Specifically, he complained that the Surrealists had tried to
"codify their methods and systematise disorder", had
"invented themselves from their own principles", and
had "seen themselves as a school and framed aesthetic and
political obligations for themselves in consequence" —
had, on other words, accepted a straitjacket while claiming to
be free. The severity of this verdict did not stop him from admiring
Ernst, "when he sets out to be genuinely fantastic and not
simply to strike surrealistic attitudes" — although
he rated him far below Fuchs, for whom his respect was unbounded.
Paradoxically (at least on the surface), his favourite painters
were Rembrandt and Goya, whose work has nothing of the symbolism
which marks his own drawings. The painters whom he most disliked
were those who worked their styles like ore-laden seams. He himself,
when ever repetition began to seem a danger, forced himseld to
change tack by adopting a new technique. Nothing annoyed him more
than the popular belief that the artist must suffer to find inspiration.
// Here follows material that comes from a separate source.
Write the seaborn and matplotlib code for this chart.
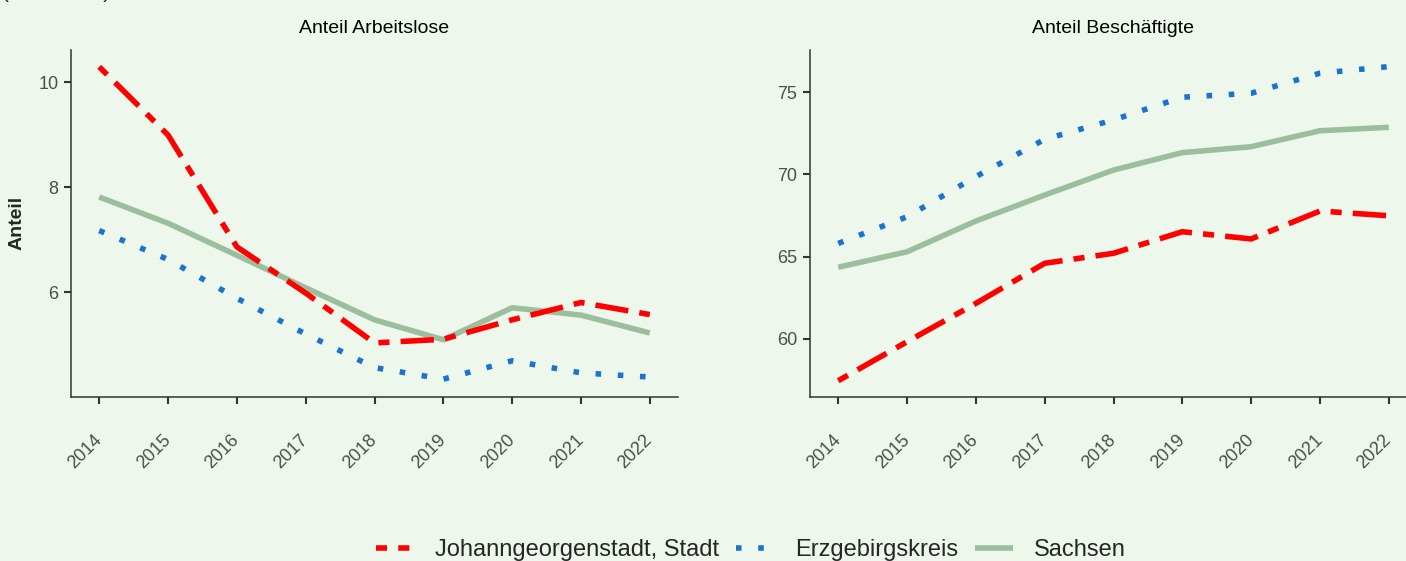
import pandas as pd
import seaborn as sns
import matplotlib.pyplot as plt
from matplotlib.lines import Line2D

# DATA

jahre = list(range(2014, 2023))
regionen = ["Johanngeorgenstadt, Stadt", "Erzgebirgskreis", "Sachsen"]

arbeitslose_johann = [10.29, 8.99, 6.86, 5.98, 5.03, 5.10, 5.47, 5.80, 5.57]
arbeitslose_erz = [7.17, 6.62, 5.88, 5.20, 4.56, 4.34, 4.69, 4.46, 4.38]
arbeitslose_sachsen = [7.81, 7.31, 6.70, 6.08, 5.47, 5.09, 5.70, 5.56, 5.22]

beschaeftigte_johann = [57.46, 59.83, 62.16, 64.60, 65.21, 66.52, 66.08, 67.78, 67.49]
beschaeftigte_erz = [65.81, 67.43, 69.87, 72.14, 73.32, 74.70, 74.94, 76.16, 76.56]
beschaeftigte_sachsen = [64.36, 65.30, 67.17, 68.75, 70.27, 71.33, 71.69, 72.66, 72.87]

titel = ["Anteil Arbeitslose", "Anteil Beschäftigte"]

# STYLE

bg = "#eef7ec"
farben = {
    "Johanngeorgenstadt, Stadt": "#ff0000",
    "Erzgebirgskreis": "#1874cd",
    "Sachsen": "#9bbf9d",
}
striche = {
    "Johanngeorgenstadt, Stadt": (2, 2, 6, 2),
    "Erzgebirgskreis": (1, 3),
    "Sachsen": "",
}
zeichen_reihenfolge = ["Sachsen", "Erzgebirgskreis", "Johanngeorgenstadt, Stadt"]

sns.set_style("ticks")
plt.rcParams["font.family"] = ["Liberation Sans", "DejaVu Sans"]


def long_df(werte_j, werte_e, werte_s):
    rows = []
    for reg, werte in zip(regionen, [werte_j, werte_e, werte_s]):
        for j, w in zip(jahre, werte):
            rows.append({"Jahr": j, "Anteil": w, "Region": reg})
    return pd.DataFrame(rows)


df_arbeit = long_df(arbeitslose_johann, arbeitslose_erz, arbeitslose_sachsen)
df_besch = long_df(beschaeftigte_johann, beschaeftigte_erz, beschaeftigte_sachsen)

fig = plt.figure(figsize=(14.06, 5.61), dpi=100)
fig.patch.set_facecolor(bg)

ax_l = fig.add_axes([71 / 1406, 1 - 397 / 561, 607 / 1406, 347 / 561])
ax_r = fig.add_axes([810 / 1406, 1 - 397 / 561, 607 / 1406, 347 / 561])

for ax, df, t, ylim, yticks in [
    (ax_l, df_arbeit, titel[0], (4.0, 10.61), [6, 8, 10]),
    (ax_r, df_besch, titel[1], (56.47, 77.57), [60, 65, 70, 75]),
]:
    ax.set_facecolor(bg)
    sns.lineplot(
        data=df,
        x="Jahr",
        y="Anteil",
        hue="Region",
        style="Region",
        hue_order=zeichen_reihenfolge,
        style_order=zeichen_reihenfolge,
        palette=farben,
        dashes=striche,
        linewidth=4,
        legend=False,
        ax=ax,
    )
    for ln in ax.get_lines():
        ln.set_dash_capstyle("butt")
        ln.set_solid_capstyle("butt")
    ax.set_xlim(2013.59, 2022.41)
    ax.set_ylim(*ylim)
    ax.set_xticks(jahre)
    ax.set_yticks(yticks)
    ax.set_xlabel("")
    ax.set_ylabel("")
    ax.set_title(t, fontsize=14, pad=12, color="black")
    sns.despine(ax=ax)
    for s in ["left", "bottom"]:
        ax.spines[s].set_color("#333333")
        ax.spines[s].set_linewidth(1.1)
    ax.tick_params(
        axis="both",
        colors="#333333",
        labelcolor="#4d4d4d",
        labelsize=13,
        length=5,
        width=1.5,
    )
    ax.tick_params(axis="y", pad=4)
    ax.tick_params(axis="x", pad=24)
    for lab in ax.get_xticklabels():
        lab.set_rotation(45)
        lab.set_ha("right")
        lab.set_va("center")
        lab.set_rotation_mode("anchor")

fig.text(17 / 1406, 1 - 223 / 561, "Anteil", rotation=90, fontsize=14,
         fontweight="bold", ha="center", va="center")

fig.text(2 / 1406, 1 + 2 / 561, "(in Prozent)", fontsize=15,
         ha="left", va="baseline", color="#222222")

# LEGEND

handles = [
    Line2D([], [], color=farben["Johanngeorgenstadt, Stadt"], linewidth=4,
           dashes=(2, 2), dash_capstyle="butt"),
    Line2D([], [], color=farben["Erzgebirgskreis"], linewidth=4,
           dashes=striche["Erzgebirgskreis"], dash_capstyle="butt"),
    Line2D([], [], color=farben["Sachsen"], linewidth=4, solid_capstyle="butt"),
]

fig.legend(
    handles,
    regionen,
    loc="center",
    bbox_to_anchor=(751 / 1406, 1 - 550 / 561),
    ncol=3,
    frameon=False,
    fontsize=17,
    handlelength=1.6,
    handletextpad=0.9,
    columnspacing=0.7,
)

fig.savefig("out.png", dpi=100, facecolor=bg)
It was happiness that brought his ovn powers to full fruition.
His best work depended on emotional and moral calm, for which
his need was insatiable. Indeed, his work was never richer than
when he made his home beside a pond and went fishing every day,
or when, in his last five years, a woman brought him the emotional
stability he needed so desperately. The darker moments in his
life, on the other hand, were matched by "gaps" in his
inspiration. Loving the fantastic and tireless in pursuing mysteries,
he also loved laughter and good food - and was loved in turn for
his wit, generosity, friendliness and charm. Always surrounded
by friends, books and animals, he was particularly fond of snakes,
loving them for their beauty, the "marvellous” feel
of their scales and the direct quality of his own response to
them. He went back to teaching in 1980, at the Ecole des Arts
Décoratifs in Strasbourg, and gave generously of his time
to those pupils — two or three a year — in whom he
sensed "real" artists. The others, he said, did not
interest him, and would never be anything more than "picture-makers".
He was passionately interested in ethology, entomology and mineralogy,
and it was his love of nature — including the oddities and
incongruities of nature — which he transposed and magnified
in his own art. Not surprisingly, there is no cruelty in his work
— which is, however, charged with a carnal, animal, natural
sensuality. Nature, after all, is not cruel, but violent. And
it is this violence which finds expression in Gachet’s drawings,
a violence which culminates ineluctably in death — the death
which is the nurturing source of all life.